A Storm at Sea
Joseph Vernet·1740
Historical Context
A Storm at Sea from 1740 is an early example of the tempest paintings that would become one of Vernet's most celebrated specialties. The young artist, recently arrived in Rome, was already developing the dramatic storm-lighting effects that would earn him comparisons with nature itself from Denis Diderot and other critics of the French Enlightenment. Vernet's oil technique carefully observed the behavior of light on water and cloud at different times of day and in different weather conditions, building atmospheric effects through careful layering of translucent glazes. According to legend — probably apocryphal — Vernet had himself lashed to a mast during a storm to observe the effects firsthand, a story that captures the empirical spirit of his approach even if the specific anecdote is doubtful. Now at the Khanenko Museum in Kyiv, this early storm painting is part of a distinguished Central European collection that has preserved important examples of French Rococo painting alongside the Ukrainian national heritage.
Technical Analysis
The dramatic composition pits fragile vessels against overwhelming natural forces, with dark storm clouds and crashing waves creating a sense of terrifying sublime power.
Look Closer
- ◆Lightning strikes the sea at the left — Vernet placed the bolt at the composition's left edge to allow the eye to trace the storm's progress right to left.

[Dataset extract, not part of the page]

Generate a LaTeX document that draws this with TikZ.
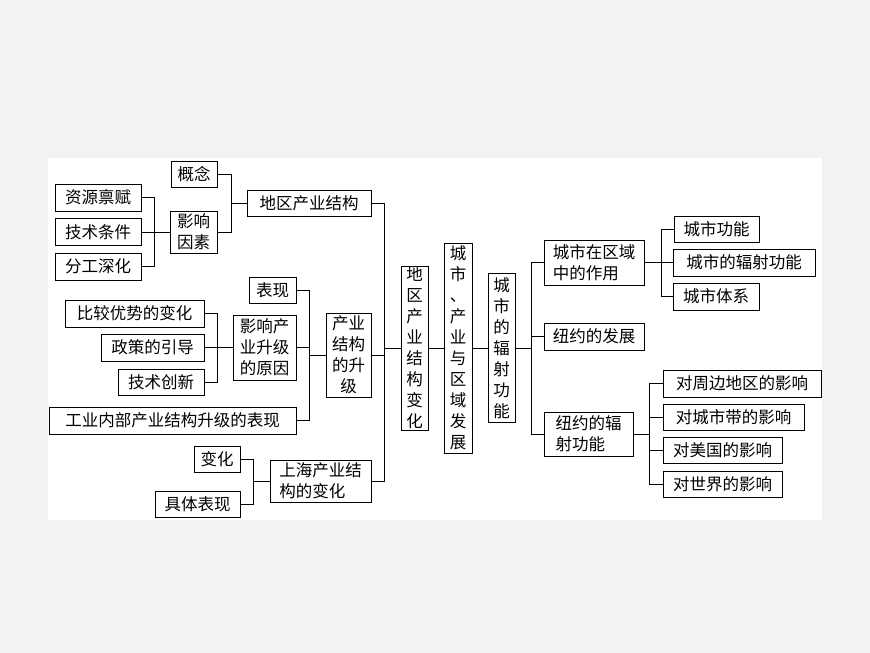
\documentclass[tikz,border=0pt]{standalone}
\usepackage{fontspec}
\setmainfont{Noto Sans CJK SC}
\usetikzlibrary{positioning}
\usetikzlibrary{calc}

\begin{document}
\begin{tikzpicture}[x=1pt,y=-1pt]
		\tikzstyle{elem} = [rectangle, draw=black, thick, inner sep=0pt, align=center, font=\fontsize{16.5}{21}\selectfont]
		\tikzstyle{link} = [thick]

		\fill[gray!10] (0,0) rectangle (870,653);
		\fill[white] (48,158) rectangle (822,520);

		% left part
		\node (gainian) [elem, minimum width=46, minimum height=26] at (194,174) {概念};
		\node (yinsu) [elem, minimum width=47, minimum height=42] at (193.5,232) {影响\\因素};
		\node (ziyuan) [elem, minimum width=86, minimum height=27] at (98,197.5) {资源禀赋};
		\node (jishu) [elem, minimum width=86, minimum height=27] at (98,232) {技术条件};
		\node (fengong) [elem, minimum width=86, minimum height=27] at (98,266.5) {分工深化};
		\node (dqjg) [elem, minimum width=124, minimum height=26] at (309,203) {地区产业结构};

		\node (biaoxian) [elem, minimum width=47, minimum height=26] at (272.5,290) {表现};
		\node (bijiao) [elem, minimum width=139, minimum height=27] at (134.5,313.5) {比较优势的变化};
		\node (zhengce) [elem, minimum width=103, minimum height=27] at (152.5,347.5) {政策的引导};
		\node (chuangxin) [elem, minimum width=86, minimum height=26] at (161,382) {技术创新};
		\node (yuanyin) [elem, minimum width=63, minimum height=65] at (264.5,347.5) {影响产\\业升级\\的原因};
		\node (gongye) [elem, minimum width=247, minimum height=27] at (172.5,420.5) {工业内部产业结构升级的表现};
		\node (shengji) [elem, minimum width=45, minimum height=84] at (348.5,355) {产业\\结构\\的升\\级};

		\node (bianhua) [elem, minimum width=46, minimum height=26] at (217,459) {变化};
		\node (juti) [elem, minimum width=85, minimum height=26] at (197.5,504) {具体表现};
		\node (shanghai) [elem, align=left, minimum width=101, minimum height=42] at (320.5,481) {上海产业结\\构的变化};

		% middle column
		\node (dqbh) [elem, minimum width=27, minimum height=164] at (414.5,348) {地\\区\\产\\业\\结\\构\\变\\化};
		\node (csfz) [elem, minimum width=28, minimum height=210] at (458,348) {城\\市\\、\\产\\业\\与\\区\\域\\发\\展};
		\node (fushe) [elem, minimum width=27, minimum height=149] at (501.5,348) {城\\市\\的\\辐\\射\\功\\能};

		% right part
		\node (zuoyong) [elem, align=left, minimum width=100, minimum height=45] at (594,262.5) {城市在区域\\中的作用};
		\node (niuyue) [elem, minimum width=100, minimum height=27] at (594,336.5) {纽约的发展};
		\node (nyfs) [elem, align=left, minimum width=89, minimum height=44] at (588.5,434) {纽约的辐\\射功能};

		\node (gongneng) [elem, minimum width=85, minimum height=26] at (716.5,229) {城市功能};
		\node (csfs) [elem, minimum width=142, minimum height=27] at (744,262.5) {城市的辐射功能};
		\node (tixi) [elem, minimum width=86, minimum height=27] at (716,296.5) {城市体系};

		\node (zhoubian) [elem, minimum width=158, minimum height=27] at (742,383.5) {对周边地区的影响};
		\node (chengshidai) [elem, minimum width=141, minimum height=26] at (733.5,417) {对城市带的影响};
		\node (meiguo) [elem, minimum width=119, minimum height=26] at (722.5,450) {对美国的影响};
		\node (shijie) [elem, minimum width=119, minimum height=26] at (722.5,484) {对世界的影响};

		\draw [link] (gainian.east) -- ++(14,0) |- (dqjg.west);
		\draw [link] (yinsu.east) -- ++(14,0) |- (dqjg.west);
		\draw [link] (ziyuan.east) -- ++(13,0) |- (yinsu.west);
		\draw [link] (jishu.east) -- (yinsu.west);
		\draw [link] (fengong.east) -- ++(13,0) |- (yinsu.west);

		\draw [link] (bijiao.east) -- ++(13,0) |- (yuanyin.west);
		\draw [link] (zhengce.east) -- (yuanyin.west);
		\draw [link] (chuangxin.east) -- ++(13,0) |- (yuanyin.west);
		\draw [link] (biaoxian.east) -- ++(13,0) |- (shengji.west);
		\draw [link] (yuanyin.east) -- ++(13,0) |- (shengji.west);
		\draw [link] (gongye.east) -- ++(13,0) |- (shengji.west);

		\draw [link] (bianhua.east) -- ++(13,0) |- (shanghai.west);
		\draw [link] (juti.east) -- ++(13,0) |- (shanghai.west);

		\draw [link] (dqjg.east) -- ++(13,0) |- (dqbh.west);
		\draw [link] (shengji.east) -- ++(13,0) |- (dqbh.west);
		\draw [link] (shanghai.east) -- ++(13,0) |- (dqbh.west);

		\draw [link] (dqbh.east) -- (csfz.west);
		\draw [link] (csfz.east) -- (fushe.west);

		\draw [link] (fushe.east) -- ++(16,0) |- (zuoyong.west);
		\draw [link] (fushe.east) -- ++(16,0) |- (niuyue.west);
		\draw [link] (fushe.east) -- ++(16,0) |- (nyfs.west);

		\draw [link] (zuoyong.east) -- ++(17,0) |- (gongneng.west);
		\draw [link] (zuoyong.east) -- (csfs.west);
		\draw [link] (zuoyong.east) -- ++(17,0) |- (tixi.west);

		\draw [link] (nyfs.east) -- ++(16,0) |- (zhoubian.west);
		\draw [link] (nyfs.east) -- ++(16,0) |- (chengshidai.west);
		\draw [link] (nyfs.east) -- ++(16,0) |- (meiguo.west);
		\draw [link] (nyfs.east) -- ++(16,0) |- (shijie.west);
	\end{tikzpicture}
\end{document}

- ◆A ship at the right is taking in sail against the wind, its crew rendered in tiny frantic silhouettes against the glowing hull.
- ◆The foreground rocks are lit from below by phosphorescent wave-foam — a light source Vernet observed and dramatised.
- ◆Survivors cling to a rock at the lower right — Vernet included the human cost of the tempest without making it the painting's central subject.
- ◆The sky is not uniformly dark — a wedge of clear, lighter atmosphere at the upper right suggests the storm's passage and the storm's limit.